The movement in the painting is created from right to left. On the right edge of the scroll, an old pine tree is depicted. On the left edge, three horses have crossed the river, and all the others follow them. Perspective is created through different planes, with horses shown at various distances from the viewer, engaged in different activities. The farthest plane is rendered in light, almost transparent tones. Among the innovative features, one can note the partially nude figure of a horse driver in the background—previously, in Chinese painting, the nude human body had not appeared and was considered almost marginal. In the sketch, Castiglione depicted two nude figures, but due to different approaches to depictions of nudity in Chinese culture as compared to Italian culture, he left only the one that draws less attention.

While incorporating innovative elements from Europe, the scroll also adheres to traditional Chinese canons. As the Chinese calligrapher and artist Dong Qichang (1555–1636) wrote:

"Drawn figures should look at each other and converse. Flowers and fruits should face the wind and be moistened with dew. Birds should chirp, animals should run. The overall mood of the painting should rise above the real things… The sources of streams should be clearly indicated. With these qualities, even if the artist is not famous, his work will be considered the work of a great master."

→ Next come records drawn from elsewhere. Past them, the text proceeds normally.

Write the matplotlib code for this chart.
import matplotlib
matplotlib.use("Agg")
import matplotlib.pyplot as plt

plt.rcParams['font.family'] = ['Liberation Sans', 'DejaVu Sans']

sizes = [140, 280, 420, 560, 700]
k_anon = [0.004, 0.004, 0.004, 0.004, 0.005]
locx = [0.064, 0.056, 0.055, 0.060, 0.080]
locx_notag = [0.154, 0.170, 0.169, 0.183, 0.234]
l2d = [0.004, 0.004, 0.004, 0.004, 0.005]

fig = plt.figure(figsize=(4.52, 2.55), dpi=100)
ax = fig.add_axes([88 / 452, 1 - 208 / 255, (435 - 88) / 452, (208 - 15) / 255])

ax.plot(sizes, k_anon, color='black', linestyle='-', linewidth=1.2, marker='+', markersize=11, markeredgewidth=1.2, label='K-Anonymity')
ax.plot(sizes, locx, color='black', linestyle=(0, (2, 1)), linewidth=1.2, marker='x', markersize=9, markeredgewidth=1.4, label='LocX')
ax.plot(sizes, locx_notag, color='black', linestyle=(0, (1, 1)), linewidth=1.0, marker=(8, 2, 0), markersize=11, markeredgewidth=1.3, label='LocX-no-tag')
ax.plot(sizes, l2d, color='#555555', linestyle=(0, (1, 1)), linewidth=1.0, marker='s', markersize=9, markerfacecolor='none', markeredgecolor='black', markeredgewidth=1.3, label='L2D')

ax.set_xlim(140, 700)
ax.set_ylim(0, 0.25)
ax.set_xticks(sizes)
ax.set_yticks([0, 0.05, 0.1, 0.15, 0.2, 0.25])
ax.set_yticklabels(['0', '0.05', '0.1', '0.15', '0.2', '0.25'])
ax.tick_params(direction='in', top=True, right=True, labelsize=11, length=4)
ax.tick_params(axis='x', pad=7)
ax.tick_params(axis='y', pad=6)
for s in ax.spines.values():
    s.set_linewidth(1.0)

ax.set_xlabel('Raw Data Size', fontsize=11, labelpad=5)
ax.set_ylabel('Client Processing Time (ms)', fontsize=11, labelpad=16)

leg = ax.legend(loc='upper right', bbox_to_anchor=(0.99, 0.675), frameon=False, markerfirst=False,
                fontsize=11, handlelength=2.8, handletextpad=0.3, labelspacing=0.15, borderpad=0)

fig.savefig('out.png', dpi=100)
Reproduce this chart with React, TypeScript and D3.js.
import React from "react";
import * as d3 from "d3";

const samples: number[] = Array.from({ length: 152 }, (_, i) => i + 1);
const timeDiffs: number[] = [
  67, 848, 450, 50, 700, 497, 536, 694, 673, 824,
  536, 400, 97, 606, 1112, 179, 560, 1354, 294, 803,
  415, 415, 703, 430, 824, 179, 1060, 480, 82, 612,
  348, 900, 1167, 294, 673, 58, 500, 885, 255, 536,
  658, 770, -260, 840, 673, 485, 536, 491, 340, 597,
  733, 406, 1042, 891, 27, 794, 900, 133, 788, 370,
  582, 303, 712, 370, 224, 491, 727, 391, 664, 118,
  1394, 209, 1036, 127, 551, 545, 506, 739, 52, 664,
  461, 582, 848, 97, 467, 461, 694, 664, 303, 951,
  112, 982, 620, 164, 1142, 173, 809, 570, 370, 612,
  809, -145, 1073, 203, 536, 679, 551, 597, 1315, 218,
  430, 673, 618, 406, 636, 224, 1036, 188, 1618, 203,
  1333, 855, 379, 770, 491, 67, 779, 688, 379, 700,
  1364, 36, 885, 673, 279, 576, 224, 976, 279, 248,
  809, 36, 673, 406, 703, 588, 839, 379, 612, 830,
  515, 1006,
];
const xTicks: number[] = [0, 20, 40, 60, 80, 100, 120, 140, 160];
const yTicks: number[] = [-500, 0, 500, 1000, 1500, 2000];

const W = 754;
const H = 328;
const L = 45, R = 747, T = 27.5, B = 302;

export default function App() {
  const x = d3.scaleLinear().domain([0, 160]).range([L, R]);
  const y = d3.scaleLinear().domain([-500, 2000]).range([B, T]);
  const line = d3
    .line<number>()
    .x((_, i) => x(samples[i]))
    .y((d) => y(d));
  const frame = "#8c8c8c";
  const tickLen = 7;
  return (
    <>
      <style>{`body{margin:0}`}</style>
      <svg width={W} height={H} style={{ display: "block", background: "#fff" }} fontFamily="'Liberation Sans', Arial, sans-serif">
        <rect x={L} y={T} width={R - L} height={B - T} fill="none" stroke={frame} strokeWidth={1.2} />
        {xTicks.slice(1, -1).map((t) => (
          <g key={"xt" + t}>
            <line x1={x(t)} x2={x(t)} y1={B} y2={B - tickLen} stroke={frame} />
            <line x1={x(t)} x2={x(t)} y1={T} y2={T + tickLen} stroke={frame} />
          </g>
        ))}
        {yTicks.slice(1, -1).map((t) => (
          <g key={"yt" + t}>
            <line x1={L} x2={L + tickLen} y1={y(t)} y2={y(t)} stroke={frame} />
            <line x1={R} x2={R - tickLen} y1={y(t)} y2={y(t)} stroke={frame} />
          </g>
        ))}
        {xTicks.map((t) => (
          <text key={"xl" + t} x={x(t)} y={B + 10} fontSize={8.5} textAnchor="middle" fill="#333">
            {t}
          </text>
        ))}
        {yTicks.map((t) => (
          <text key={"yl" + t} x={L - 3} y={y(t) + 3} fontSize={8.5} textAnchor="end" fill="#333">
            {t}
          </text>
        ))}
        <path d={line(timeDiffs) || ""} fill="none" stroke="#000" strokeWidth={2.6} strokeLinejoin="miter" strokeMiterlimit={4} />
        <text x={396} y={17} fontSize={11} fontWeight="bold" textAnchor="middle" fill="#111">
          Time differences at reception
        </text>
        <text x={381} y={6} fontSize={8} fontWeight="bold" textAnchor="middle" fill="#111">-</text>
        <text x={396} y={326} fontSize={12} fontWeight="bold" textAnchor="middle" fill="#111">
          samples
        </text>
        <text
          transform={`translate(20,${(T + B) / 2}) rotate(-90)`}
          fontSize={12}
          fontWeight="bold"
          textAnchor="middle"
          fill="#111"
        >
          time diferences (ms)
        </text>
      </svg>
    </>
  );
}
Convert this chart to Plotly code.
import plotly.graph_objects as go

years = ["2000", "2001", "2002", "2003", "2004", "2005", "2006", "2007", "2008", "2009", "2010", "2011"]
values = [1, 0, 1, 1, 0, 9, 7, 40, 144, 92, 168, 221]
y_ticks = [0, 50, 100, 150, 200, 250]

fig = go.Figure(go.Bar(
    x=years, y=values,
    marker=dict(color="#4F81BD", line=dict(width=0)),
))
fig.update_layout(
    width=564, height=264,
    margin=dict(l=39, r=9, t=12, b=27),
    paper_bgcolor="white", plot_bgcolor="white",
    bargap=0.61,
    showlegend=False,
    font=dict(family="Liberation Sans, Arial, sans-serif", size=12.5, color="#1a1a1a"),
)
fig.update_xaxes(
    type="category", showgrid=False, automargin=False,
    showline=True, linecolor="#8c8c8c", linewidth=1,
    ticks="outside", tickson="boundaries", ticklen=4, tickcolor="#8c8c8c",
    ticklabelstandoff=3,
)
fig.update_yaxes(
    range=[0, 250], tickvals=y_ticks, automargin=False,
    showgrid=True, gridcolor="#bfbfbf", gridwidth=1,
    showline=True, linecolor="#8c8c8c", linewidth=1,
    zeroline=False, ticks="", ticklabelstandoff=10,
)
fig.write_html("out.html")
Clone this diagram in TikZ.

The scroll also contains areas left unpainted, characteristic of Chinese painting. The trees in the painting are depicted in the Chinese manner, but with the use of shading. According to Chinese canons, the trees show roots, intricate and twisted trunks, and bark resembling scales. The trees chosen for the work are Buddhist symbols. The oak symbolizes masculine strength, the willow humility, the pine longevity and resilience, the maple and its leaves represent abundance, and the sophora represents encounters with immortals, fertility, and good fortune. In the foreground, lingzhi mushrooms can be seen on the tree roots, which are a traditional motif in Chinese painting and were considered sacred.